HANOI, Vietnam (AP) – President Bush opened a visit today to the wartime capital of this once-divided country, a trip that is stirring inevitable comparisons between the unpopular war in Iraq and the divisive conflict fought and lost in Vietnam more than three decades ago.

Vietnamese officials greeted Bush and his wife, Laura, at the airport on humid and breezy morning.

Two young girls, wearing flowing traditional dresses, presented them with bouquets of flowers.

Bush’s itinerary promised some interesting moments. Before attending a state dinner Friday evening,

Bush was to drop by the headquarters of the Communist Party to talk with its general secretary.

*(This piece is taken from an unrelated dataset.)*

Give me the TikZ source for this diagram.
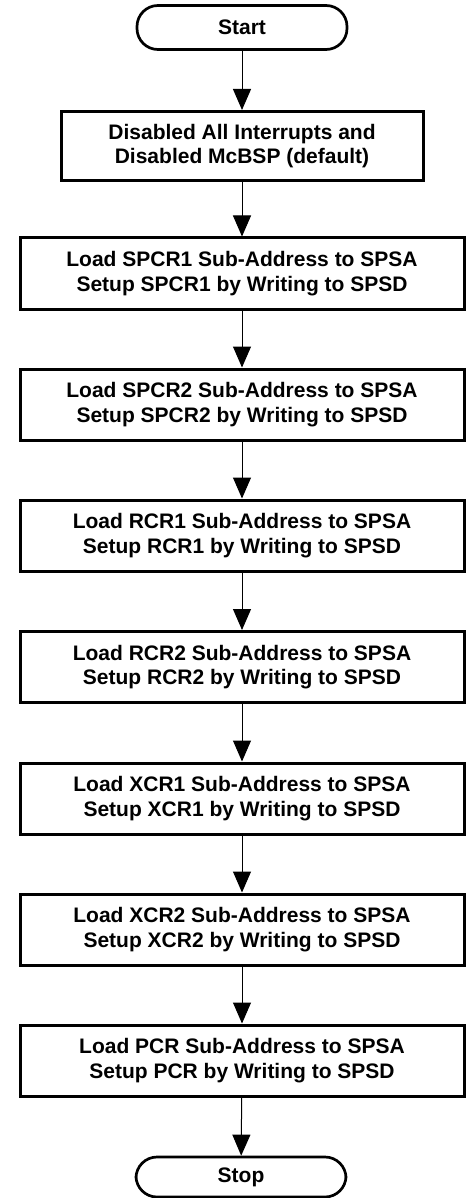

Bush was the fourth U.S. president to visit Vietnam, where communist forces prevailed over the United States and a Washington-backed regime in Saigon in a conflict that claimed the lives of more than 58,000 Americans. President Clinton visited Vietnam in 2000; Lyndon Johnson and Richard Nixon made wartime visits. Bush and his aides have pushed back against comparisons of the war here and the Iraq war, now in its fourth year. Like Vietnam, the United States faces a determined insurgency in Iraq; both wars have demonstrated the limits of U.S. power.

On Air Force One as it flew to Hanoi, White House press secretary Tony Snow dodged discussion of the Vietnam War, either its lessons for Iraq, or Bush’s personal interest in visiting a country that once so divided the United States.

“The Vietnamese are not particularly interested in that,” Snow said. “This is not going to be a look back at Vietnam. It’s going to be a look forward” on how to best cooperate on health, trade, prisoners of war and military issues.

Bush flew here from Singapore after warning a nuclear-armed North Korea against peddling its weapons and vowing the United States will not retreat into isolationism.

Although Republicans lost control of Congress, Bush directly challenged newly empowered Democrats who are demanding a fresh course in Iraq and fearful that free-trade agreements could cost U.S. jobs.

“We hear voices calling for us to retreat from the world and close our doors to these opportunities,” the president said in a speech at the National University of Singapore. “These are the old temptations of isolationism and protectionism, and America must reject them.”

Bush came to Vietnam for a summit of Asia-Pacific leaders and individual meetings with a handful of leaders – all of them curious whether election setbacks had unsettled Bush.

Bush will draw on his powers of personal diplomacy in meetings Saturday and Sunday with Russia’s Vladimir Putin, China’s Hu Jintao, Japan’s Shinzo Abe and South Korea’s Roh Moo-hyun. All are partners with the United States in talks aimed at persuading a defiant North Korea to abandon its nuclear weapons.

While North Korea’s nuclear test has been widely condemned, the 21 members of the Asia-Pacific Economic Cooperation forum appeared divided over what to say publicly. Rice went to Vietnam ahead of Bush to seek a consensus.

Bush said the transfer of nuclear weapons or material by North Korea to others would be “a grave threat to the United States, and we would hold North Korea fully accountable for the consequences of such action.”

“For the sake of peace,” he said, “it is vital that the nations of this region send a message to North Korea that the proliferation of nuclear technology to hostile regimes or terrorist networks will not be tolerated.”

Bush’s message in Asia was clear: The United States has been a power in Asia for more than six decades and isn’t about to pull back now. Many nations in the region are nervous about the rise of China and how Washington will react.

Despite Bush’s tough talk, he was unable to deliver a promised agreement to normalize trade with Vietnam. The accord was held up by the House, sending a bad signal across Asia about Bush’s clout and the future of trade-liberalizing bills in the Democratic Congress taking power in January.

White House National Security Adviser Stephen Hadley readily admitted the administration was disappointed about the Vietnam trade bill but expressed optimism it would pass.

“In this new century,” Bush said, “America will remain engaged in Asia, because our interests depend on the expansion of freedom and opportunity in this region.”

He said the United States sees its role in Asia, a region with a history of colonialism, as one of “partnership, not paternalism.”

“And the United States makes this pledge: Every nation that works to advance prosperity, health and opportunity for all its people will find a ready partner in the United States,” Bush promised.

In Singapore, Bush met with Prime Minister Lee Hsien Loong. He also paid a courtesy call on acting President J.Y. Pillay and lauded Singapore’s success at integrating its many ethnicities and religions by visiting its Asian Civilisations Museum.

Lee, who often has advised Bush on how to improve the U.S. image, particularly in the Muslim world, seemed pleased with the president’s focus. “Singapore is very happy that America has a stake in the region, and is growing the stake in the region,” Lee said.

Bush told the prime minister that “America’s presence in the Far East is very important for our own country.”

As he left for Asia, Bush had another foreign-policy priority on Capitol Hill – a civilian nuclear pact with India. While in Singapore, Bush spoke by telephone with Indian Prime Minister Manmohan Singh about the agreement, which had been approved by the House and was overwhelmingly endorsed by the Senate on Thursday.